Американский дипломат Джордж Кеннан, автор доктрины сдерживания, в 1946 году говорил своим студентам в Национальном военном колледже в Вашингтоне, что советскую угрозу Западу можно устранить с помощью «постепенного смягчения советской политики под влиянием твердого и спокойного сопротивления ей извне». Впрочем, оговорился он, такое смягчение никогда не было бы полным и потребовало бы много времени. Другим, более радикальным вариантом, по мнению Кеннана, мог стать «внутренний разлад, который временно ослабил бы советский потенциал и привел бы к [ситуации], похожей на события 1919–1920 годов». Хотя Кеннан не считал его особенно вероятным, именно этот сценарий похож на то, что произошло с Советским Союзом в 1991 году[16]. Никто, включая самых прозорливых экспертов, не мог предвидеть, что СССР, который выстоял под чудовищным натиском армий Гитлера, рухнет под грузом внутренних кризисов и конфликтов. За первые три десятилетия после Второй мировой войны индустриальная и военная мощь СССР невероятно возросла, и его запас прочности казался бескрайним. Западные руководители и лидеры мнений говорили о «советской сверхдержаве», сопернице США как по экономическим, так и военным возможностям. В 1950-х годах ЦРУ и многие зарубежные экономисты даже предсказывали, что СССР превзойдет Соединенные Штаты по мощи. На самом же деле советская держава всегда страдала от экономического и финансового отставания от американского лидера. Статус сверхдержавы был результатом системы, которая позволяла феноменальную концентрацию ресурсов в руках государства и в конце концов дала СССР возможность простирать свои военные силы на все континенты. Это могло работать, пока «экспорт» военного потенциала подкреплялся убедительной идеологией и опирался на внушительные экономические возможности. В 1980-х годах стало очевидно, что советская идеология выдохлась, а в экономике и обществе накопились громадные проблемы. Эксперты на Западе опасались, что у Советского Союза откроется второе дыхание. Этого не произошло. Но даже в 1990 году большинство авторитетных наблюдателей и комментаторов не считали, что СССР обречен. И Горбачев, и его оппоненты признавались, что, если бы не августовский «путч», у советского государства еще был бы запас прочности, и оно не развалилось бы так скоропостижно и до основания[17].

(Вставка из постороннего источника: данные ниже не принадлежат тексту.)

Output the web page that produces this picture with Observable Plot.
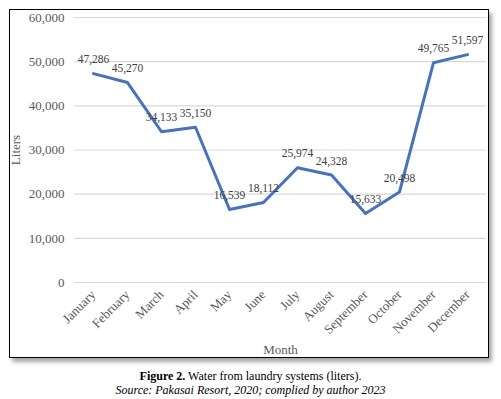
<!DOCTYPE html>
<html>
<head>
<meta charset="utf-8">
<script src="https://cdn.jsdelivr.net/npm/d3@7"></script>
<script src="https://cdn.jsdelivr.net/npm/@observablehq/plot@0.6"></script>
<style>
  html, body { margin: 0; padding: 0; background: #fff; }
  body { width: 501px; height: 399px; position: relative; overflow: hidden; font-family: "Liberation Serif", "Times New Roman", serif; }
  #box { position: absolute; left: 9px; top: 9px; width: 478px; height: 347px; border: 1.5px solid #000; background: #fff; box-shadow: 3px 4px 4px rgba(0,0,0,0.35); }
  #box svg { display: block; }
  #cap { position: absolute; left: 0; top: 369px; width: 501px; text-align: center; font-size: 12px; line-height: 14px; color: #000; }
  #cap .src { font-style: italic; }
</style>
</head>
<body>
<div id="box"></div>
<div id="cap">
  <div><b>Figure 2.</b> Water from laundry systems (liters).</div>
  <div class="src">Source: Pakasai Resort, 2020; complied by author 2023</div>
</div>
<script>
const months = ["January","February","March","April","May","June","July","August","September","October","November","December"];
const liters = [47286, 45270, 34133, 35150, 16539, 18112, 25974, 24328, 15633, 20498, 49765, 51597];
const yTicks = [0, 10000, 20000, 30000, 40000, 50000, 60000];

const data = months.map((m, i) => ({month: m, liters: liters[i]}));
const fmt = d3.format(",");

const chart = Plot.plot({
  width: 478,
  height: 347,
  marginTop: 7,
  marginBottom: 75,
  marginLeft: 64,
  marginRight: 2,
  style: {fontFamily: "'Liberation Serif', 'Times New Roman', serif", fontSize: "13px", color: "#595959", background: "white", overflow: "visible"},
  x: {type: "point", domain: months, padding: 0.5},
  y: {domain: [0, 60000]},
  marks: [
    Plot.ruleY(yTicks, {stroke: "#d9d9d9", strokeWidth: 1.2}),
    Plot.axisY({ticks: yTicks, tickSize: 0, tickPadding: 10, tickFormat: fmt, label: "Liters", labelAnchor: "center", labelArrow: "none", labelOffset: 64, fill: "#595959"}),
    Plot.axisX({tickSize: 0, tickRotate: -45, tickPadding: 10, label: "Month", labelAnchor: "center", labelArrow: "none", labelOffset: 71, fill: "#595959"}),
    Plot.line(data, {x: "month", y: "liters", stroke: "#4472C4", strokeWidth: 3}),
    Plot.text(data, {x: "month", y: "liters", text: d => fmt(d.liters), dy: -14, fontSize: 11.5, fill: "#404040"})
  ]
});
document.getElementById("box").appendChild(chart);
</script>
</body>
</html>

В книге я пытаюсь освободиться от доминирующей на Западе, на Украине и Прибалтике, и в либеральных кругах в России концепции о неизбежности распада СССР. Она возникла сразу же после крушения Союза, но тридцать лет спустя обрела новую и очень многочисленную аудиторию. В самом деле, сегодня родившихся после 1991 года столько же, столько тех, кто помнит Советский Союз. Читатели, убежденные в неизбежности гибели «империи зла», найдут в книге много нового. Развал СССР не шел по написанному сценарию. Это трагедия человеческих надежд, идей, страхов, страстей и непредвиденных событий. Мы увидим, что Горбачев и кремлевское окружение спорили о реформах, ломали голову над тем, как быть с межнациональными конфликтами и покидающими Союз республиками, признавали или не признавали ошибки, обвиняли в них других, боролись за власть. Стенограммы обсуждений дают нам возможность окунуться в воды прошлого, многие из этих документов не могут никого оставить равнодушным. Понимая, что современный читатель ищет достоверности в море вторичной информации, я сознательно предпочитал те свидетельства, которые отражают сиюминутную реакцию, страхи и слухи момента, редкие взлеты оптимизма и все более частые приступы пессимизма и отчаяния, характерные для людей того времени.
Не умаляя значения Горбачева, я расширил круг действующих лиц, прислушивался к их мнениям и инициативам вне зависимости от того, считались ли они тогда «правильными» или «неправильными». Советские реформы и их крах нельзя приписывать одному лидеру, сам лидер нуждался в «хоре» – как это было почти всегда со времен античной трагедии. Чем ближе к окончательному коллапсу СССР, тем больше список персонажей, тем они разнообразнее. По мере того как Горбачев делегировал центральные полномочия и замещал старую советскую иерархию власти на странную систему «демократического социализма», где «вся власть» была отдана Советам, многие почувствовали себя не пассивными наблюдателями, а участниками истории, если не ее творцами. Этот бурный политический поток оказался нацелен больше на разрушение, чем на созидание, – как и политическая дуэль между Горбачевым и его роковым соперником Ельциным. Я показал широкий спектр партийных тяжеловесов, реформаторов, экономистов, дипломатов, депутатов парламента, офицеров и аналитиков КГБ, маршалов и генералов, руководителей предприятий ВПК, начинающих банкиров и предпринимателей, журналистов, прибалтийских националистов, украинских политиков и многих других.